Re: Sample Sets of Data

OK so the simple answer is:

1- *i assume* your current set up will be loading 5% of all of your transactions not customers

2- the current setup is not completely accurate so if you want your sample tolerance to be within +/- 0.05% then check out my blog (Accurately selecting a random percentage sample)

If you're happy with a tolerance of what appears to be +/- 1% then you can do something like the below.

If your current code is say:

fact:

Load

transactionid,

sequence,

somotherdata,

if((rand()<=0.05+now()*0) = 0, 'Standard Group', 'Trial Group') as [Trial Flag]

from blah;

Then this will be a 5% (ish) sample of all data.

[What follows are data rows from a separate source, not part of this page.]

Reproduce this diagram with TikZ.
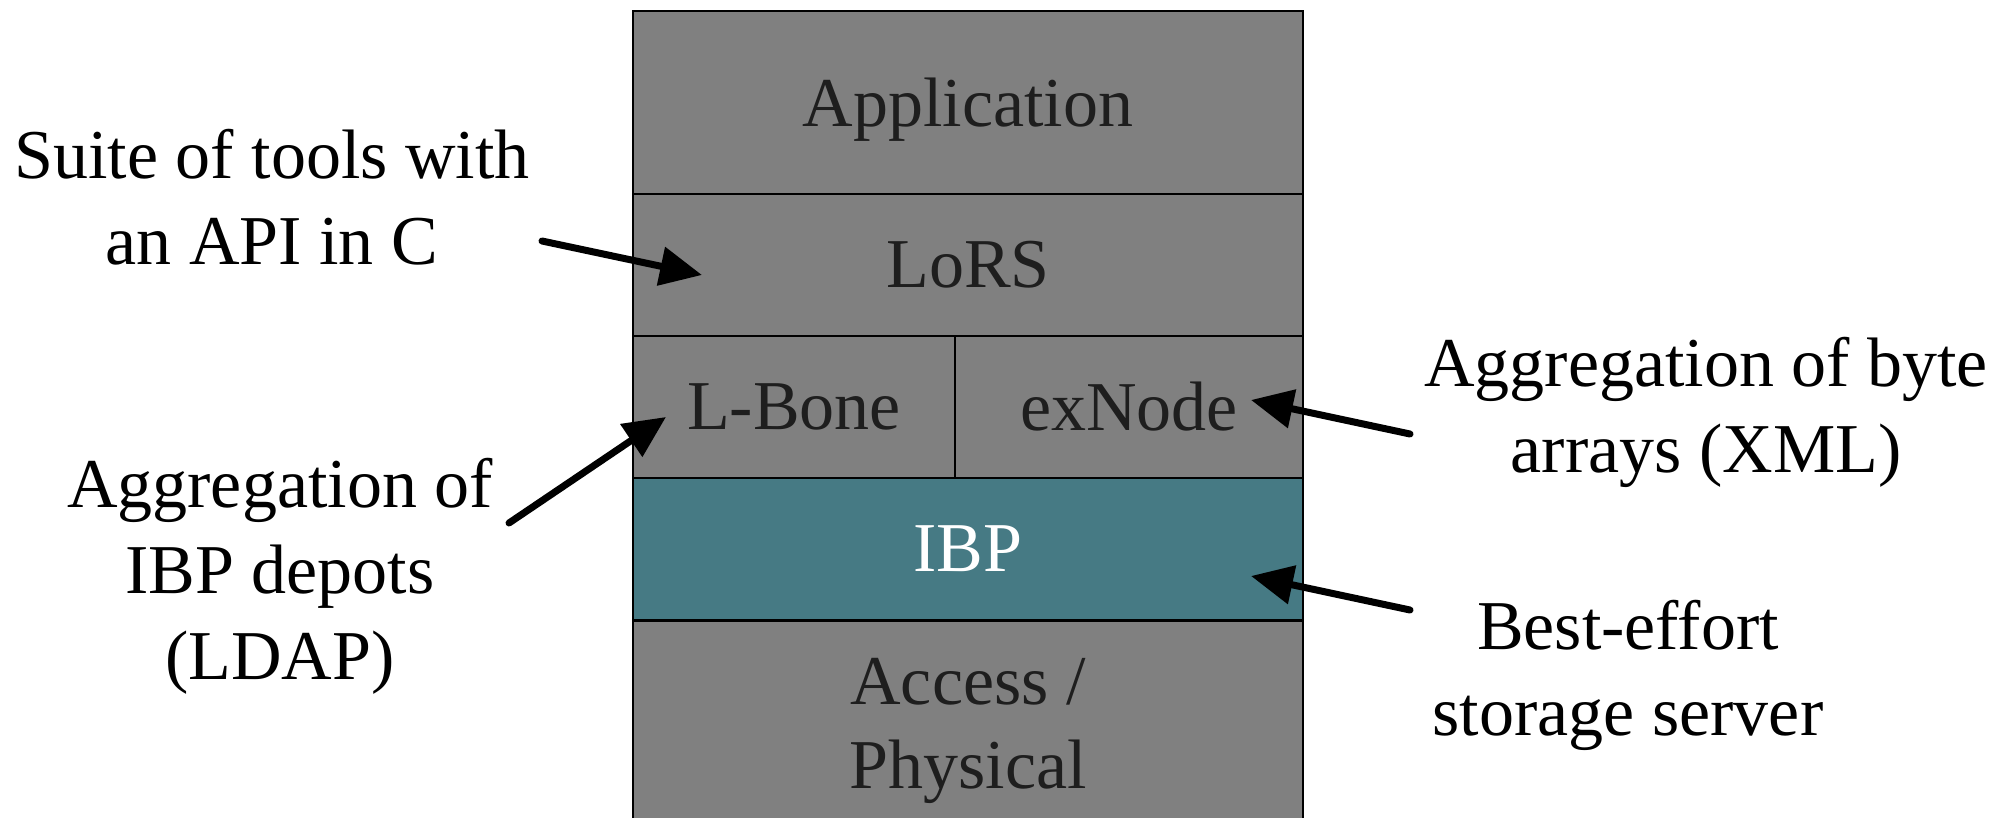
\documentclass[tikz,border=0pt]{standalone}
\usepackage{fontspec}
\setmainfont{Liberation Serif}
\usetikzlibrary{arrows.meta}
\definecolor{layergray}{HTML}{808080}
\definecolor{ibpteal}{HTML}{467A84}
\definecolor{labeltext}{HTML}{1E1E1E}
\begin{document}
\begin{tikzpicture}[x=0.5pt,y=-0.5pt,
  layer/.style={draw=black, line width=1pt, fill=layergray, text=labeltext,
    font=\fontsize{35}{42}\selectfont, inner sep=0pt, outer sep=0pt, align=center},
  note/.style={font=\fontsize{35}{43}\selectfont, align=center, text=black},
  pointer/.style={line width=3.5pt, line cap=round, -{Triangle[length=21pt,width=19pt]}}]
\useasboundingbox (0,0) rectangle (2001,818);
\fill[white] (0,0) rectangle (2001,818);
\clip (0,0) rectangle (2001,818);
% layer stack
\node[layer, text depth=0pt, minimum width=335pt, minimum height=91.5pt] (app) at (968,102.5) {Application};
\node[layer, minimum width=335pt, minimum height=71pt] (lors) at (968,265) {LoRS};
\node[layer, minimum width=161pt, minimum height=71pt] (lbone) at (794,407) {L-Bone};
\node[layer, minimum width=174pt, minimum height=71pt] (exnode) at (1129,407) {exNode};
\node[layer, fill=ibpteal, text=white, minimum width=335pt, minimum height=71pt] (ibp) at (968,549) {IBP};
\node[layer, minimum width=335pt, minimum height=110pt] (access) at (968,731) {Access /\\Physical};
% notes
\node[note] (suite) at (272,197) {Suite of tools with\\an API in C};
\node[note] (lbonenote) at (280,576) {Aggregation of\\IBP depots\\(LDAP)};
\node[note] (xmlnote) at (1706,412) {Aggregation of byte\\arrays (XML)};
\node[note] (besteffort) at (1628,675) {Best-effort\\storage server};
% arrows
\coordinate (t1) at (542,241); \coordinate (h1) at (702,275);
\coordinate (t2) at (509,523); \coordinate (h2) at (666,417);
\coordinate (t3) at (1410,434); \coordinate (h3) at (1251,400);
\coordinate (t4) at (1410,610); \coordinate (h4) at (1251,576);
\draw[pointer] (t1) -- (h1);
\draw[pointer] (t2) -- (h2);
\draw[pointer] (t3) -- (h3);
\draw[pointer] (t4) -- (h4);
\end{tikzpicture}
\end{document}
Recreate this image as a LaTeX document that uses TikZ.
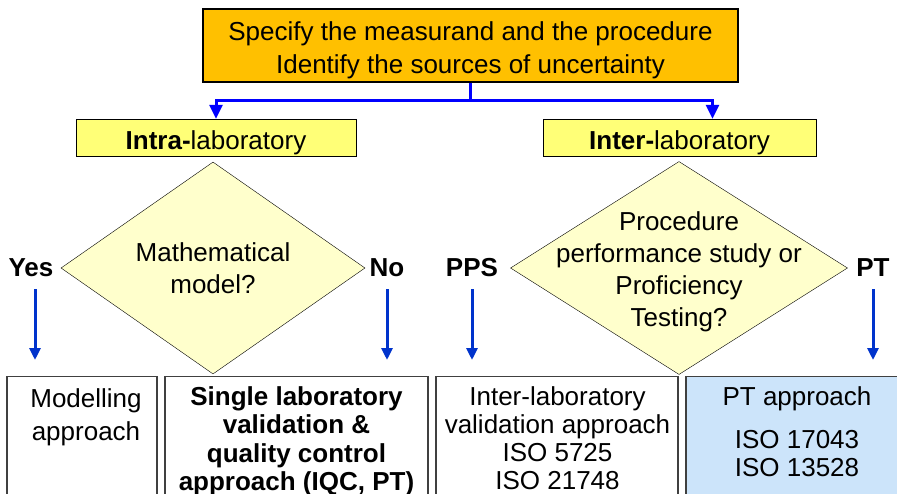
\documentclass[tikz,border=0pt]{standalone}
\usepackage{fontspec}
\setmainfont{Liberation Sans}
\usetikzlibrary{arrows.meta,shapes.geometric}
\definecolor{specfill}{RGB}{255,192,0}
\definecolor{labfill}{RGB}{255,255,119}
\definecolor{askfill}{RGB}{255,255,204}
\definecolor{ptfill}{RGB}{204,228,250}
\definecolor{flowblue}{RGB}{0,51,204}
\newcommand\BigText{\fontsize{26}{32}\selectfont}
\tikzset{
    txt/.style={font=\BigText, align=center, inner sep=0pt},
    labbox/.style={draw, fill=labfill, minimum width=#1, minimum height=37pt, inner sep=0pt,
                   text height=23.6pt, text depth=0pt, font=\BigText},
    askbox/.style={draw, diamond, fill=askfill, inner sep=0pt},
    outbox/.style={draw=black!75, line width=1.2pt, minimum width=#1, minimum height=130pt, inner sep=0pt, anchor=north},
    answer/.style={font=\BigText\bfseries, inner sep=0pt},
    split/.style={blue, line width=3pt, -{Triangle[length=14pt,width=13pt]}},
    flow/.style={flowblue, line width=3pt, -{Triangle[length=12pt,width=11pt]}},
}

\begin{document}
\begin{tikzpicture}[x=1pt,y=-1pt]
    \useasboundingbox (0,0) rectangle (897,493);
    \clip (0,0) rectangle (897,493);
    % top box
    \node[draw, line width=1.2pt, fill=specfill, minimum width=535pt, minimum height=73pt,
          txt, font=\fontsize{26}{33}\selectfont] (spec) at (470.5,45.5)
          {\rule{0pt}{28pt}Specify the measurand and the procedure\\Identify the sources of uncertainty};
    \node[labbox=280pt] (intra) at (216,137.5) {\textbf{Intra-}laboratory};
    \node[labbox=273pt] (inter) at (679.5,137.5) {\textbf{Inter-}laboratory};
    \draw[split] (spec.south) -- ++(0,18) -| (intra.north);
    \draw[split] (spec.south) -- ++(0,18) -| ([xshift=33pt]inter.north);
    % questions
    \node[askbox, minimum width=304pt, minimum height=212pt] (mathq) at (213,268) {};
    \node[txt] (mathqtext) at (mathq.center) {Mathematical\\model?};
    \node[askbox, minimum width=337pt, minimum height=213pt] (ppsq) at (679,268) {};
    \node[txt, yshift=-4pt] (ppsqtext) at (ppsq.center) {Procedure\\performance study or\\Proficiency\\Testing?};
    \node[answer] (yes) at (31,268) {Yes};
    \node[answer] (no) at (387,268) {No};
    \node[answer] (pps) at (472,268) {PPS};
    \node[answer] (pt) at (873,268) {PT};
    % outcomes
    \node[outbox=150pt] (modbox) at (82,376) {};
    \node[outbox=263pt] (slvbox) at (296.5,376) {};
    \node[outbox=242pt] (ilvbox) at (557,376) {};
    \node[outbox=222pt, fill=ptfill] (ptbox) at (797,376) {};
    \node[txt, font=\fontsize{26}{33}\selectfont, anchor=north] (modtext) at (86,388) {Modelling\\approach};
    \node[txt, font=\fontsize{26}{28.5}\selectfont\bfseries, anchor=north] (slvtext) at (296.5,386)
          {Single laboratory\\validation \&\\quality control\\approach (IQC, PT)};
    \node[txt, font=\fontsize{26}{28}\selectfont, anchor=north] (ilvtext) at (557.5,386)
          {Inter-laboratory\\validation approach\\ISO 5725\\ISO 21748};
    \node[txt, anchor=north] (pttext) at (797,386) {PT approach};
    \node[txt, font=\fontsize{26}{28}\selectfont, anchor=north] (isotext) at (797,430) {ISO 17043\\ISO 13528};
    \draw[flow] ([xshift=4pt,yshift=-21pt]yes.center) -- ([xshift=4pt,yshift=16pt]yes.center |- modbox.north);
    \draw[flow] ([yshift=-21pt]no.center) -- ([yshift=16pt]no.center |- slvbox.north);
    \draw[flow] ([yshift=-21pt]pps.center) -- ([yshift=16pt]pps.center |- ilvbox.north);
    \draw[flow] ([yshift=-21pt]pt.center) -- ([yshift=16pt]pt.center |- ptbox.north);
\end{tikzpicture}
\end{document}
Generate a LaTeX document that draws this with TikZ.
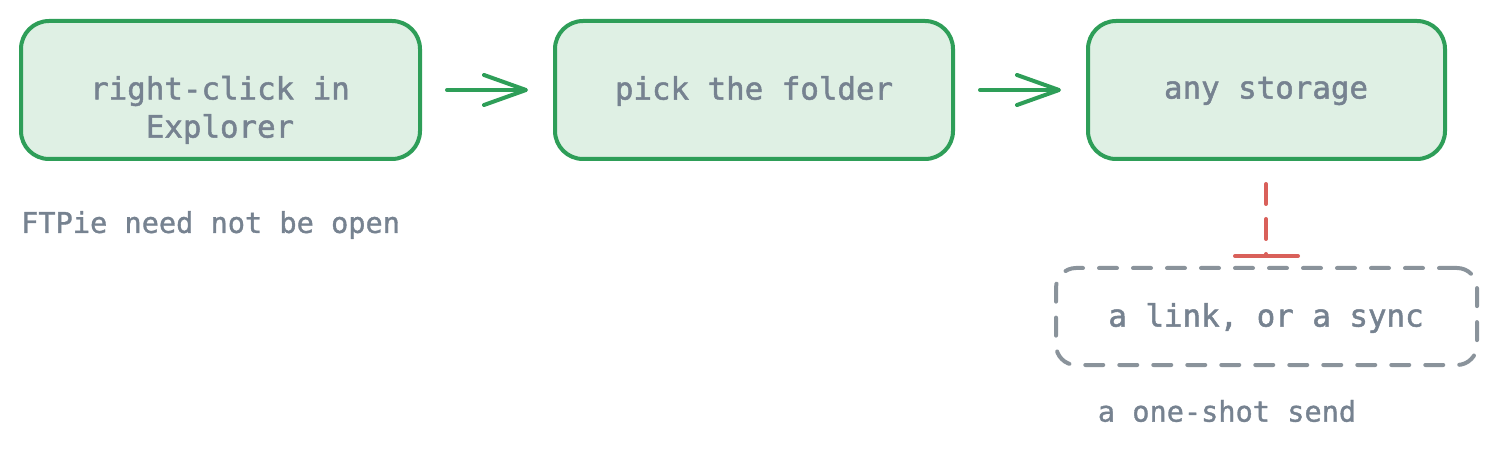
\documentclass[tikz,border=0pt]{standalone}
\usepackage{fontspec}
\setmonofont{DejaVu Sans Mono}
\newfontfamily\boxfont{DejaVu Sans Mono}[FakeBold=1.6]
\newfontfamily\lblfont{DejaVu Sans Mono}[FakeBold=1.2]
\usetikzlibrary{arrows.meta}
\definecolor{boxfill}{HTML}{DFF0E4}
\definecolor{boxline}{HTML}{2E9E58}
\definecolor{txt}{HTML}{768290}
\definecolor{redline}{HTML}{D9605A}
\definecolor{dashgray}{HTML}{8A939B}
\tikzset{
  stepbox/.style={draw=boxline, fill=boxfill, line width=4pt, rounded corners=28pt, inner sep=0pt},
  boxtext/.style={text=txt, font=\boxfont\fontsize{30.8}{38}\selectfont, inner sep=0pt, anchor=center},
  labeltext/.style={text=txt, font=\lblfont\fontsize{28.6}{34}\selectfont, inner sep=0pt},
  flow/.style={draw=boxline, line width=4pt, line cap=round, -{Straight Barb[length=42pt,width=30pt,line cap=round,line join=round]}, shorten <=25pt, shorten >=25pt},
  tee/.style={draw=redline, line width=4pt, line cap=round, dash pattern=on 20pt off 15pt},
  teebar/.style={draw=redline, line width=4pt, line cap=round},
  dashbox/.style={draw=dashgray, line width=4pt, line cap=round, dash pattern=on 18pt off 16pt, rounded corners=20pt, inner sep=0pt}
}
\begin{document}
\begin{tikzpicture}[x=1pt,y=-1pt]
\useasboundingbox (0,0) rectangle (1497,449);
% boxes
\node[stepbox, minimum width=399pt, minimum height=138pt] (b1) at (220.5,90) {};
\node[stepbox, minimum width=398pt, minimum height=138pt] (b2) at (754,90) {};
\node[stepbox, minimum width=357pt, minimum height=138pt] (b3) at (1266.5,90) {};
\node[boxtext] (t1a) at (220,91) {right-click in};
\node[boxtext] (t1b) at (220,129) {Explorer};
\node[boxtext] (t2) at (754,91) {pick the folder};
\node[boxtext] (t3) at (1266,91) {any storage};
% arrows
\draw[flow] (b1.east) -- (b2.west);
\draw[flow] (b2.east) -- (b3.west);
% dashed box
\node[dashbox, minimum width=421pt, minimum height=97pt] (d) at (1266.5,316.5) {};
\node[boxtext] (dt) at (1266,318) {a link, or a sync};
% tee connector
\coordinate (teestart) at (1266,184);
\coordinate (teeend) at (1266,256);
\coordinate (teeL) at (1235,256);
\coordinate (teeR) at (1298,256);
\draw[tee] (teestart) -- (teeend);
\draw[teebar] (teeL) -- (teeR);
% labels
\node[labeltext, anchor=west] (l1) at (21,225) {FTPie need not be open};
\node[labeltext] (l2) at (1227,411) {a one-shot send};
\end{tikzpicture}
\end{document}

To make this be a 5% sample of sequence then something like this needs to be done (and you could also left join if you wanted) and apologies if my syntax is out anywhere I have written this on the fly:

tmp:

load distinct

sequence

from blah;

noconcatenate

tmp2:

mapping load

sequence

if((rand()<=0.05+now()*0) = 0, 'Standard Group', 'Trial Group') as [Trial Flag]

resident tmp;


drop table tmp;


fact:

Load

transactionid,

sequence,

somotherdata,

applymap('tmp2',source,null()) as [Trial Flag]

from blah;

Re: Sample Sets of Data

If you want to randomly select 5% of unique Customer names, you can use this in your script:

CustomerTypes:

LOAD FieldValue('CustomerName', RowNo()) AS CustomerName,

     if((rand()<=0.05+now()*0) = 0, 'Standard Group', 'Trial Group') as [Trial Flag]

AUTOGENERATE FieldValueCount('CustomerName');

You can use whatever field in whatever facts table to extract only distinct values. Of course, the same would be true if you use a LOAD DISTINCT, but this code loads from the symbol table, which may be faster.

Peter